Original Tales. The Tale of Babylon
Original Tales. Alongside the translated tale, which was fully mastered by Russian literature in the fifteenth century, the same period saw the creation of original tales in Russia. These tales were extremely varied in content and character. They included stories about real and comparatively recent historical events (similar to The Tale of the Battle Against Mamai already mentioned), historical legends and works which can be regarded as the first specimens of Russian secular fictional narrative.

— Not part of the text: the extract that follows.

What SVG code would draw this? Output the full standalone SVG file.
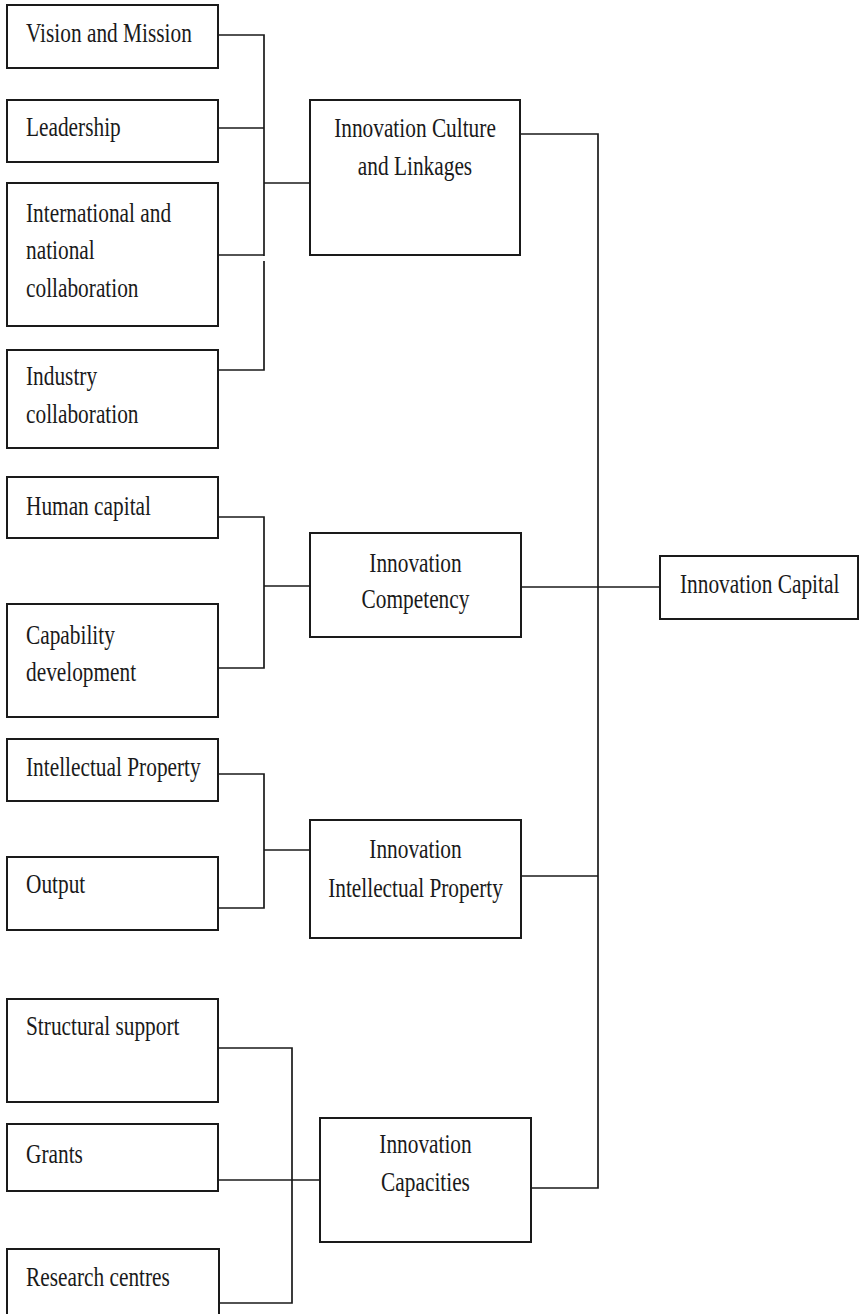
<svg xmlns="http://www.w3.org/2000/svg" width="862" height="1314" viewBox="0 0 862 1314">
<style>
.box{fill:#fff;stroke:#1a1a1a;stroke-width:2}
.ln{fill:none;stroke:#1a1a1a;stroke-width:1.7}
text{font-family:"Liberation Serif","Times New Roman",serif;font-size:27px;fill:#1a1a1a}
.c{text-anchor:middle}
</style>
<rect width="862" height="1314" fill="#fff"/>
<g id="connectors">
<path class="ln" d="M218,35 H264 V256"/>
<path class="ln" d="M218,128 H264"/>
<path class="ln" d="M218,255 H264"/>
<path class="ln" d="M264,183 H310"/>
<path class="ln" d="M218,370 H264 V261"/>
<path class="ln" d="M218,517 H264 V668 H218"/>
<path class="ln" d="M264,586 H310"/>
<path class="ln" d="M218,774 H264 V908 H218"/>
<path class="ln" d="M264,850 H310"/>
<path class="ln" d="M218,1048 H292 V1303 H218"/>
<path class="ln" d="M218,1180 H320"/>
<path class="ln" d="M521,134 H598 V1188 H531"/>
<path class="ln" d="M521,587 H660"/>
<path class="ln" d="M521,876 H598"/>
</g>
<g id="vision"><rect class="box" x="7" y="5" width="211" height="63"/><text transform="translate(26,42) scale(0.79,1)">Vision and Mission</text></g>
<g id="leadership"><rect class="box" x="7" y="100" width="211" height="62"/><text transform="translate(26,136) scale(0.79,1)">Leadership</text></g>
<g id="international"><rect class="box" x="7" y="183" width="211" height="143"/><text transform="translate(26,222) scale(0.79,1)"><tspan x="0" y="0">International and</tspan><tspan x="0" y="37.5">national</tspan><tspan x="0" y="75">collaboration</tspan></text></g>
<g id="industry"><rect class="box" x="7" y="350" width="211" height="98"/><text transform="translate(26,385) scale(0.79,1)"><tspan x="0" y="0">Industry</tspan><tspan x="0" y="38">collaboration</tspan></text></g>
<g id="human"><rect class="box" x="7" y="477" width="211" height="61"/><text transform="translate(26,515) scale(0.79,1)">Human capital</text></g>
<g id="capability"><rect class="box" x="7" y="604" width="211" height="113"/><text transform="translate(26,644) scale(0.79,1)"><tspan x="0" y="0">Capability</tspan><tspan x="0" y="37">development</tspan></text></g>
<g id="ip"><rect class="box" x="7" y="739" width="211" height="62"/><text transform="translate(26,776) scale(0.79,1)">Intellectual Property</text></g>
<g id="output"><rect class="box" x="7" y="857" width="211" height="73"/><text transform="translate(26,893) scale(0.79,1)">Output</text></g>
<g id="structural"><rect class="box" x="7" y="999" width="211" height="103"/><text transform="translate(26,1035) scale(0.79,1)">Structural support</text></g>
<g id="grants"><rect class="box" x="7" y="1124" width="211" height="67"/><text transform="translate(26,1163) scale(0.79,1)">Grants</text></g>
<g id="research"><rect class="box" x="7" y="1249" width="212" height="75"/><text transform="translate(26,1286) scale(0.79,1)">Research centres</text></g>
<g id="culture"><rect class="box" x="310" y="100" width="210" height="155"/><text class="c" transform="translate(415,137) scale(0.79,1)"><tspan x="0" y="0">Innovation Culture</tspan><tspan x="0" y="38">and Linkages</tspan></text></g>
<g id="competency"><rect class="box" x="310" y="533" width="211" height="104"/><text class="c" transform="translate(415.5,572) scale(0.79,1)"><tspan x="0" y="0">Innovation</tspan><tspan x="0" y="36">Competency</tspan></text></g>
<g id="iip"><rect class="box" x="310" y="820" width="211" height="118"/><text class="c" transform="translate(415.5,858) scale(0.79,1)"><tspan x="0" y="0">Innovation</tspan><tspan x="0" y="39">Intellectual Property</tspan></text></g>
<g id="capacities"><rect class="box" x="320" y="1118" width="211" height="124"/><text class="c" transform="translate(425.5,1153) scale(0.79,1)"><tspan x="0" y="0">Innovation</tspan><tspan x="0" y="38">Capacities</tspan></text></g>
<g id="capital"><rect class="box" x="660" y="556" width="198" height="63"/><text transform="translate(680,593) scale(0.79,1)">Innovation Capital</text></g>
</svg>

The Tale of Babylon. The tale of the town of Babylon, which appeared in Russian literature in the fifteenth century, became extremely widespread in the following centuries together with a number of publicistic works extolling the greatness of the Russian state. In its original form, however, the Tale was a narrative, rather than a publicistic work. It told the story of how the Orthodox Emperor Basil resolves to bring from Babylon the “signs” belonging to the three holy youths (mentioned in the Old Testament Book of Daniel)—Hananiah, Azariah and Mishael. He sends three youths, the Greek Gugry, the Georgian Yakov and the Russian Lavr. This choice is not an accidental one, as we see later. The envoys reach the ruins of Babylon overgrown with weeds and are confronted by an enormous sleeping dragon. Above the dragon is a notice written in three languages, Greek, Georgian and Russian, which can be read only by envoys who know these languages. From the notice they find out how to get past the dragon and reach the treasure. In the deserted royal palace they find the crowns of King Nebuchadnezzar, precious stones and goblets, drink from the goblets and become intoxicated. On the way back one of them, Yakov, touches the dragon “and the dragon’s scales did rise up like waves on the sea”. The envoys manage to reach their horses and put their booty on them. Meanwhile the dragon awakes and gives a terrible whistle which makes them fall to the ground as if dead. The action moves to the place where the Greek Emperor Basil is awaiting his envoys. The dragon’s whistle reaches Basil’s camp, which is fifteen days’ march away, and makes him and his men collapse lifeless. The emperor thinks his envoys have perished, but decides to wait a few days longer for them. On the sixteenth day, when all the periods of waiting are up, the three envoys, who have come to their senses “as if from a dream”, appear before the emperor and present him with crowns and “signs from Babylon”.
In its character The Tale of Babylon is a rather complex and heterogeneous work. It is both a legend about the winning of the emperor’s “signs”, linked with the Old Testament story of the three youths, and an intriguing tale about the exciting adventures of its heroes whose names (Gugry, Yakov and Lavr) had no historical associations for the reader and sounded like the names of heroes from folk tales (or fictional works of the modern period). The style is also mixed: sometimes it reminds the official style of ambassadorial reports (“they travelled three weeks to Babylon”, “they were fifteen days’ journey from Babylon”), sometimes a lively narrative. The narrative is written in the third person except for one point, when the narrator changes to the first person: “but we did drink from the goblet and grow merry”.26
Thus, The Tale of Babylon is an interesting work of a transitional genre—from the legend to the fictional narrative. In the subsequent fate of the work its legendary character played an important part—it was included in the hagiographical collection of The Great Menology and joined the political legends of the sixteenth century.